-- Task instructions --
Output the material word for word. Leave each picture out.

»»

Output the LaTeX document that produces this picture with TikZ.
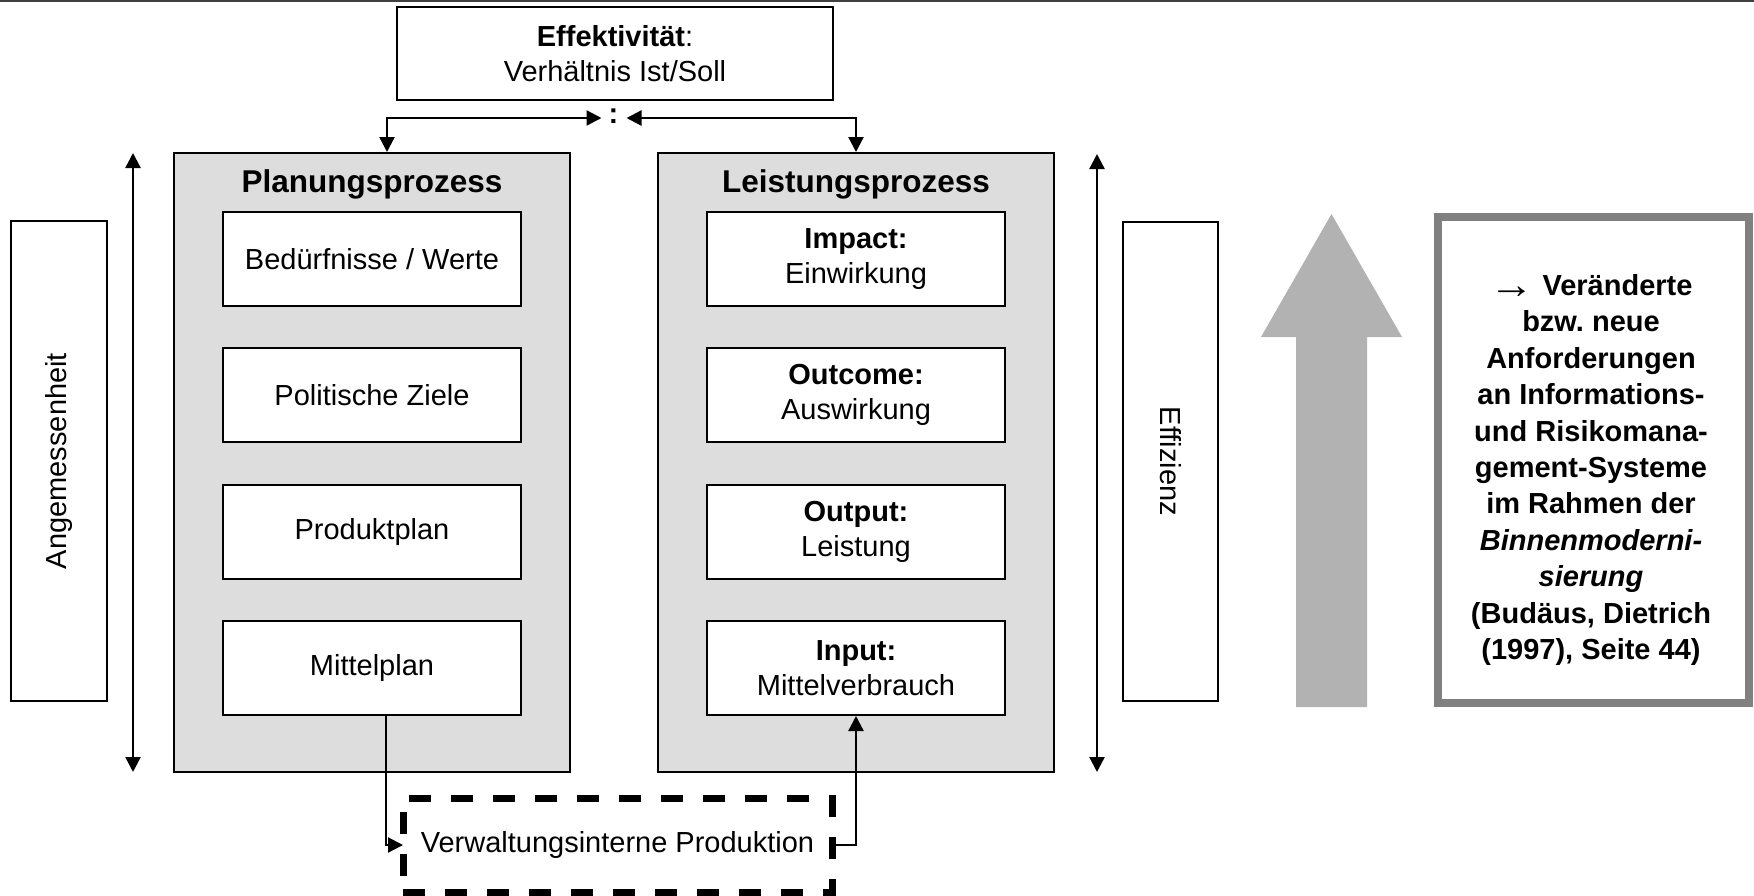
\documentclass[tikz,border=0pt]{standalone}
\usepackage{fontspec}
\setmainfont{Liberation Sans}
\usetikzlibrary{arrows.meta}
\definecolor{procgray}{HTML}{DDDDDD}
\definecolor{bigarrowgray}{HTML}{B2B2B2}
\definecolor{framegray}{HTML}{808080}
\frenchspacing
\begin{document}
\begin{tikzpicture}[x=1pt,y=-1pt,
  txt/.style={font=\fontsize{29}{35}\selectfont},
  ttl/.style={font=\fontsize{31.5}{36}\selectfont\bfseries},
  whitebox/.style={draw=black, line width=2pt, fill=white, inner sep=0pt, align=center, txt},
  procbox/.style={draw=black, line width=2pt, fill=procgray, inner sep=0pt},
  tipA/.tip={Triangle[length=15pt,width=15pt]},
  conn/.style={line width=2.3pt, -tipA},
  biconn/.style={line width=2.3pt, tipA-tipA},
]
\useasboundingbox (0,0) rectangle (1754,895);
\fill[white] (0,0) rectangle (1754,895);
\draw[line width=1.5pt, black!75] (0,0.75) -- (1754,0.75);

% top box
\node[whitebox, minimum width=436pt, minimum height=93pt] (eff) at (615,53.5)
  {\textbf{Effektivität}:\\Verhältnis Ist/Soll};
\node[txt, font=\fontsize{29}{35}\selectfont\bfseries, inner sep=0pt] (colon) at (613.5,116) {:};

% process boxes
\node[procbox, minimum width=396pt, minimum height=619pt] (plan) at (372,462.5) {};
\node[procbox, minimum width=396pt, minimum height=619pt] (leist) at (856,462.5) {};
\node[ttl] (plantitle) at (372,184) {Planungsprozess};
\node[ttl] (leisttitle) at (856,184) {Leistungsprozess};

\foreach \n/\y/\t in {p1/259/{Bedürfnisse / Werte}, p2/395/{Politische Ziele}, p3/532/{Produktplan}, p4/668/{Mittelplan}}
  \node[whitebox, minimum width=298pt, minimum height=94pt] (\n) at (372,\y) {\t};

\node[whitebox, minimum width=298pt, minimum height=94pt] (l1) at (856,259) {\textbf{Impact:}\\Einwirkung};
\node[whitebox, minimum width=298pt, minimum height=94pt] (l2) at (856,395) {\textbf{Outcome:}\\Auswirkung};
\node[whitebox, minimum width=298pt, minimum height=94pt] (l3) at (856,532) {\textbf{Output:}\\Leistung};
\node[whitebox, minimum width=298pt, minimum height=94pt] (l4) at (856,668) {\textbf{Input:}\\Mittelverbrauch};

% side labels
\node[whitebox, rotate=90, minimum width=480pt, minimum height=96pt] (angem) at (59,461) {Angemessenheit};
\node[whitebox, rotate=-90, minimum width=479pt, minimum height=95pt] (effiz) at (1170.5,461.5) {Effizienz};

% dashed production box
\node[draw=black, line width=7pt, dash pattern=on 22pt off 20pt, outer sep=0pt, inner sep=0pt,
  minimum width=429pt, minimum height=94pt, txt] (verw) at (617.5,845) {Verwaltungsinterne Produktion};

% big gray arrow
\fill[bigarrowgray] (1296,707) -- (1296,337) -- (1261,337) -- (1331.5,214) -- (1402,337) -- (1367,337) -- (1367,707) -- cycle;

% right info box
\node[draw=framegray, line width=8pt, fill=white, minimum width=311pt, minimum height=486pt] (info) at (1593.5,460) {};
\node[align=center, inner sep=0pt, font=\fontsize{29}{36.4}\selectfont\bfseries] (infotext) at (1591,470)
  {\raisebox{-3pt}{\scalebox{1.55}[1.4]{→}} Veränderte\\bzw. neue\\Anforderungen\\an Informations-\\und Risikomana-\\gement-Systeme\\im Rahmen der\\\textit{Binnenmoderni-}\\\textit{sierung}\\(Budäus, Dietrich\\(1997), Seite 44)};

% vertical double arrows
\coordinate (ltop) at (133,153);
\coordinate (lbot) at (133,772);
\coordinate (rtop) at (1097,154);
\coordinate (rbot) at (1097,772);
\draw[biconn] (ltop) -- (lbot);
\draw[biconn] (rtop) -- (rbot);

% connectors
\draw[biconn] ([xshift=-12pt,yshift=-2pt]colon.center) -| ([xshift=15pt]plan.north);
\draw[biconn] ([xshift=13pt,yshift=-2pt]colon.center) -| (leist.north);
\draw[conn] ([xshift=14pt]p4.south) |- (verw.west);
\draw[conn] (verw.east) -| (l4.south);
\end{tikzpicture}
\end{document}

««

-- Response to the task --
Output the LaTeX document that produces this picture with TikZ.
\documentclass[tikz,border=0pt]{standalone}
\usepackage{fontspec}
\setmainfont{Liberation Sans}
\usetikzlibrary{arrows.meta}
\definecolor{procgray}{HTML}{DDDDDD}
\definecolor{bigarrowgray}{HTML}{B2B2B2}
\definecolor{framegray}{HTML}{808080}
\frenchspacing
\begin{document}
\begin{tikzpicture}[x=1pt,y=-1pt,
  txt/.style={font=\fontsize{29}{35}\selectfont},
  ttl/.style={font=\fontsize{31.5}{36}\selectfont\bfseries},
  whitebox/.style={draw=black, line width=2pt, fill=white, inner sep=0pt, align=center, txt},
  procbox/.style={draw=black, line width=2pt, fill=procgray, inner sep=0pt},
  tipA/.tip={Triangle[length=15pt,width=15pt]},
  conn/.style={line width=2.3pt, -tipA},
  biconn/.style={line width=2.3pt, tipA-tipA},
]
\useasboundingbox (0,0) rectangle (1754,895);
\fill[white] (0,0) rectangle (1754,895);
\draw[line width=1.5pt, black!75] (0,0.75) -- (1754,0.75);

% top box
\node[whitebox, minimum width=436pt, minimum height=93pt] (eff) at (615,53.5)
  {\textbf{Effektivität}:\\Verhältnis Ist/Soll};
\node[txt, font=\fontsize{29}{35}\selectfont\bfseries, inner sep=0pt] (colon) at (613.5,116) {:};

% process boxes
\node[procbox, minimum width=396pt, minimum height=619pt] (plan) at (372,462.5) {};
\node[procbox, minimum width=396pt, minimum height=619pt] (leist) at (856,462.5) {};
\node[ttl] (plantitle) at (372,184) {Planungsprozess};
\node[ttl] (leisttitle) at (856,184) {Leistungsprozess};

\foreach \n/\y/\t in {p1/259/{Bedürfnisse / Werte}, p2/395/{Politische Ziele}, p3/532/{Produktplan}, p4/668/{Mittelplan}}
  \node[whitebox, minimum width=298pt, minimum height=94pt] (\n) at (372,\y) {\t};

\node[whitebox, minimum width=298pt, minimum height=94pt] (l1) at (856,259) {\textbf{Impact:}\\Einwirkung};
\node[whitebox, minimum width=298pt, minimum height=94pt] (l2) at (856,395) {\textbf{Outcome:}\\Auswirkung};
\node[whitebox, minimum width=298pt, minimum height=94pt] (l3) at (856,532) {\textbf{Output:}\\Leistung};
\node[whitebox, minimum width=298pt, minimum height=94pt] (l4) at (856,668) {\textbf{Input:}\\Mittelverbrauch};

% side labels
\node[whitebox, rotate=90, minimum width=480pt, minimum height=96pt] (angem) at (59,461) {Angemessenheit};
\node[whitebox, rotate=-90, minimum width=479pt, minimum height=95pt] (effiz) at (1170.5,461.5) {Effizienz};

% dashed production box
\node[draw=black, line width=7pt, dash pattern=on 22pt off 20pt, outer sep=0pt, inner sep=0pt,
  minimum width=429pt, minimum height=94pt, txt] (verw) at (617.5,845) {Verwaltungsinterne Produktion};

% big gray arrow
\fill[bigarrowgray] (1296,707) -- (1296,337) -- (1261,337) -- (1331.5,214) -- (1402,337) -- (1367,337) -- (1367,707) -- cycle;

% right info box
\node[draw=framegray, line width=8pt, fill=white, minimum width=311pt, minimum height=486pt] (info) at (1593.5,460) {};
\node[align=center, inner sep=0pt, font=\fontsize{29}{36.4}\selectfont\bfseries] (infotext) at (1591,470)
  {\raisebox{-3pt}{\scalebox{1.55}[1.4]{→}} Veränderte\\bzw. neue\\Anforderungen\\an Informations-\\und Risikomana-\\gement-Systeme\\im Rahmen der\\\textit{Binnenmoderni-}\\\textit{sierung}\\(Budäus, Dietrich\\(1997), Seite 44)};

% vertical double arrows
\coordinate (ltop) at (133,153);
\coordinate (lbot) at (133,772);
\coordinate (rtop) at (1097,154);
\coordinate (rbot) at (1097,772);
\draw[biconn] (ltop) -- (lbot);
\draw[biconn] (rtop) -- (rbot);

% connectors
\draw[biconn] ([xshift=-12pt,yshift=-2pt]colon.center) -| ([xshift=15pt]plan.north);
\draw[biconn] ([xshift=13pt,yshift=-2pt]colon.center) -| (leist.north);
\draw[conn] ([xshift=14pt]p4.south) |- (verw.west);
\draw[conn] (verw.east) -| (l4.south);
\end{tikzpicture}
\end{document}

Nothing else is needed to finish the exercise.